One of the major conflicts, fundamental to the human condition, is wanting to grow versus wanting to go back to the womb. By the womb, we mean that feeling of safety and security that all of us experienced in our own lives before we were born and that humanity experienced before consciousness arose.

As human beings we find ourselves in the strange position of being organisms who must grow to self-actualize, and for us growth means separation from all of the bonds that keep us from our unique individuality. We feel the need to transcend our situations, to break free of the chains that bind us in order to forge our own paths.

But we also feel an almost irresistible pull to surrender that human responsibility so that we can experience the warm comfort of not having to make any decisions, of having someone else take care of all our needs and wants. Whether this someone is our parents, our nations, our Gods, our spouses, or any other entity the psychology behind the phenomenon is the same.

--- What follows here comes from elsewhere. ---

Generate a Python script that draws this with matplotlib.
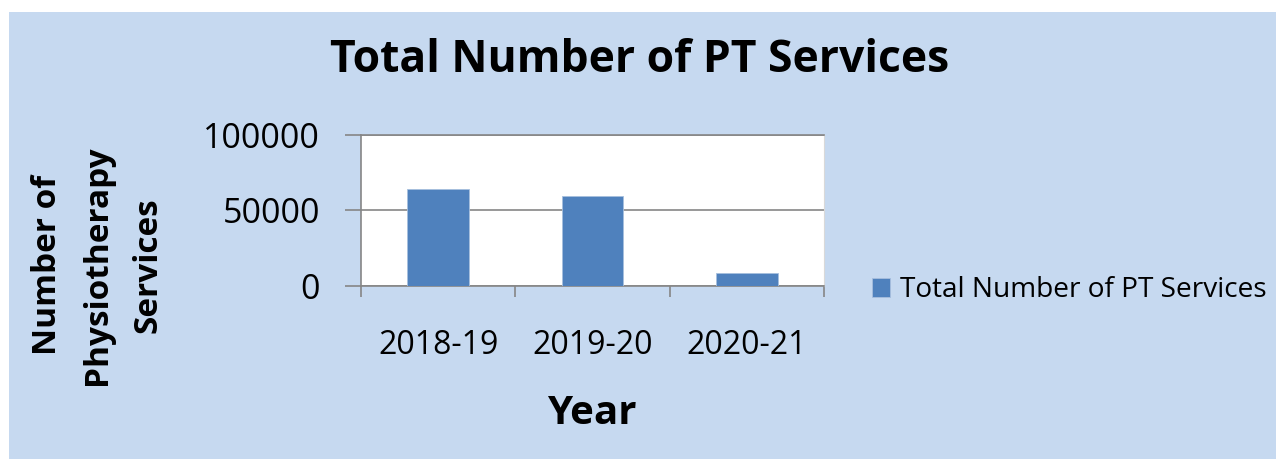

And so we’re left with the barely conscious but still very real conflict between moving forwards and moving backwards, and whichever decision we make we feel like we’re losing something vital. But really the question is between regressing and progressing, between evolution and devolution. We are free of the womb and however much we would like to go back the wish is nothing more than a childlike fantasy, both on the individual level and for humanity as a whole. Becoming a mature adult does not have to mean sacrificing all of the very important human connections that make life worth living, but it does mean questioning the nature of these connections and refusing to go backwards into a sort of childlike state where someone else dictates our values to us and makes our important decisions for us.